## Written instruction
Reproduce the data below in full and exclude every picture.

## Available data
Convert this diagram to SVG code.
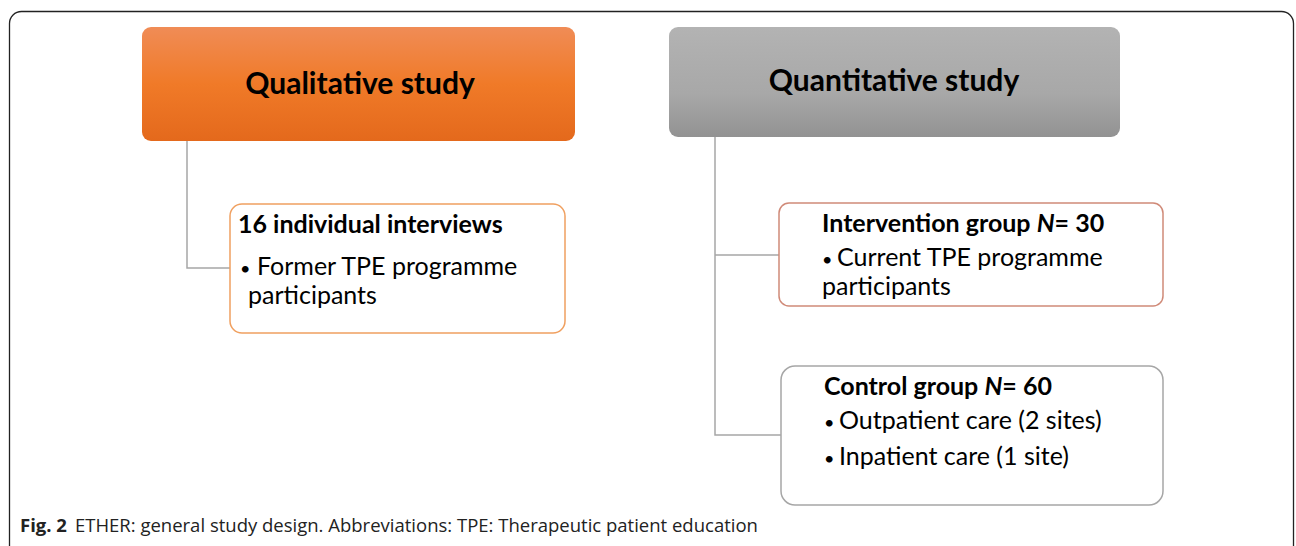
<svg xmlns="http://www.w3.org/2000/svg" width="1296" height="546" viewBox="0 0 1296 546">
<defs>
<linearGradient id="gOrange" x1="0" y1="0" x2="0" y2="1">
<stop offset="0" stop-color="#f08c56"/>
<stop offset="0.5" stop-color="#f07a28"/>
<stop offset="1" stop-color="#e4691c"/>
</linearGradient>
<linearGradient id="gGray" x1="0" y1="0" x2="0" y2="1">
<stop offset="0" stop-color="#b3b3b3"/>
<stop offset="0.6" stop-color="#a8a8a8"/>
<stop offset="1" stop-color="#929292"/>
</linearGradient>
<style>
.head{font-family:"Lato","Open Sans","Liberation Sans",sans-serif;font-weight:bold;font-size:30px;fill:#000;}
.sub{font-family:"Lato","Open Sans","Liberation Sans",sans-serif;font-weight:bold;font-size:25px;fill:#000;}
.body{font-family:"Lato","Open Sans","Liberation Sans",sans-serif;font-size:25px;fill:#000;}
.b{font-size:18px;}
.conn{fill:none;stroke:#a6a6a6;stroke-width:1.5;}
.cap{font-family:"Open Sans","Liberation Sans",sans-serif;font-size:18.5px;fill:#222;}
</style>
</defs>
<rect x="9.5" y="11.5" width="1284" height="548" rx="12" fill="#fff" stroke="#222" stroke-width="1.3"/>
<g id="connectors">
<path class="conn" d="M187 141 V268 H230"/>
<path class="conn" d="M715 137 V435 H781"/>
<path class="conn" d="M715 255 H779"/>
</g>
<g id="qualitative">
<rect x="142" y="27" width="433" height="114" rx="9" fill="url(#gOrange)"/>
<text class="head" x="360" y="94" text-anchor="middle">Qualitative study</text>
</g>
<g id="quantitative">
<rect x="669" y="27" width="451" height="110" rx="9" fill="url(#gGray)"/>
<text class="head" x="894" y="91" text-anchor="middle">Quantitative study</text>
</g>
<g id="interviews">
<rect x="230" y="204" width="335" height="129" rx="12" fill="#fff" stroke="#f0a060" stroke-width="1.5"/>
<text class="sub" x="238" y="233">16 individual interviews</text>
<text class="body" x="240" y="275"><tspan class="b">•</tspan><tspan x="257">Former TPE programme</tspan></text>
<text class="body" x="248" y="304">participants</text>
</g>
<g id="intervention">
<rect x="779" y="203" width="384" height="103" rx="10" fill="#fff" stroke="#d08a78" stroke-width="1.5"/>
<text class="sub" x="822" y="232">Intervention group <tspan font-style="italic">N</tspan>= 30</text>
<text class="body" x="822" y="266"><tspan class="b">•</tspan><tspan x="837">Current TPE programme</tspan></text>
<text class="body" x="822" y="295">participants</text>
</g>
<g id="control">
<rect x="781" y="366" width="382" height="139" rx="14" fill="#fff" stroke="#a6a6a6" stroke-width="1.5"/>
<text class="sub" x="824" y="395">Control group <tspan font-style="italic">N</tspan>= 60</text>
<text class="body" x="824" y="429"><tspan class="b">•</tspan><tspan x="839">Outpatient care (2 sites)</tspan></text>
<text class="body" x="824" y="465"><tspan class="b">•</tspan><tspan x="839">Inpatient care (1 site)</tspan></text>
</g>
<text class="cap" x="20" y="532"><tspan font-weight="bold">Fig. 2</tspan><tspan dx="8">ETHER: general study design. Abbreviations: TPE: Therapeutic patient education</tspan></text>
</svg>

## Task answer
Convert this diagram to SVG code.
<svg xmlns="http://www.w3.org/2000/svg" width="1296" height="546" viewBox="0 0 1296 546">
<defs>
<linearGradient id="gOrange" x1="0" y1="0" x2="0" y2="1">
<stop offset="0" stop-color="#f08c56"/>
<stop offset="0.5" stop-color="#f07a28"/>
<stop offset="1" stop-color="#e4691c"/>
</linearGradient>
<linearGradient id="gGray" x1="0" y1="0" x2="0" y2="1">
<stop offset="0" stop-color="#b3b3b3"/>
<stop offset="0.6" stop-color="#a8a8a8"/>
<stop offset="1" stop-color="#929292"/>
</linearGradient>
<style>
.head{font-family:"Lato","Open Sans","Liberation Sans",sans-serif;font-weight:bold;font-size:30px;fill:#000;}
.sub{font-family:"Lato","Open Sans","Liberation Sans",sans-serif;font-weight:bold;font-size:25px;fill:#000;}
.body{font-family:"Lato","Open Sans","Liberation Sans",sans-serif;font-size:25px;fill:#000;}
.b{font-size:18px;}
.conn{fill:none;stroke:#a6a6a6;stroke-width:1.5;}
.cap{font-family:"Open Sans","Liberation Sans",sans-serif;font-size:18.5px;fill:#222;}
</style>
</defs>
<rect x="9.5" y="11.5" width="1284" height="548" rx="12" fill="#fff" stroke="#222" stroke-width="1.3"/>
<g id="connectors">
<path class="conn" d="M187 141 V268 H230"/>
<path class="conn" d="M715 137 V435 H781"/>
<path class="conn" d="M715 255 H779"/>
</g>
<g id="qualitative">
<rect x="142" y="27" width="433" height="114" rx="9" fill="url(#gOrange)"/>
<text class="head" x="360" y="94" text-anchor="middle">Qualitative study</text>
</g>
<g id="quantitative">
<rect x="669" y="27" width="451" height="110" rx="9" fill="url(#gGray)"/>
<text class="head" x="894" y="91" text-anchor="middle">Quantitative study</text>
</g>
<g id="interviews">
<rect x="230" y="204" width="335" height="129" rx="12" fill="#fff" stroke="#f0a060" stroke-width="1.5"/>
<text class="sub" x="238" y="233">16 individual interviews</text>
<text class="body" x="240" y="275"><tspan class="b">•</tspan><tspan x="257">Former TPE programme</tspan></text>
<text class="body" x="248" y="304">participants</text>
</g>
<g id="intervention">
<rect x="779" y="203" width="384" height="103" rx="10" fill="#fff" stroke="#d08a78" stroke-width="1.5"/>
<text class="sub" x="822" y="232">Intervention group <tspan font-style="italic">N</tspan>= 30</text>
<text class="body" x="822" y="266"><tspan class="b">•</tspan><tspan x="837">Current TPE programme</tspan></text>
<text class="body" x="822" y="295">participants</text>
</g>
<g id="control">
<rect x="781" y="366" width="382" height="139" rx="14" fill="#fff" stroke="#a6a6a6" stroke-width="1.5"/>
<text class="sub" x="824" y="395">Control group <tspan font-style="italic">N</tspan>= 60</text>
<text class="body" x="824" y="429"><tspan class="b">•</tspan><tspan x="839">Outpatient care (2 sites)</tspan></text>
<text class="body" x="824" y="465"><tspan class="b">•</tspan><tspan x="839">Inpatient care (1 site)</tspan></text>
</g>
<text class="cap" x="20" y="532"><tspan font-weight="bold">Fig. 2</tspan><tspan dx="8">ETHER: general study design. Abbreviations: TPE: Therapeutic patient education</tspan></text>
</svg>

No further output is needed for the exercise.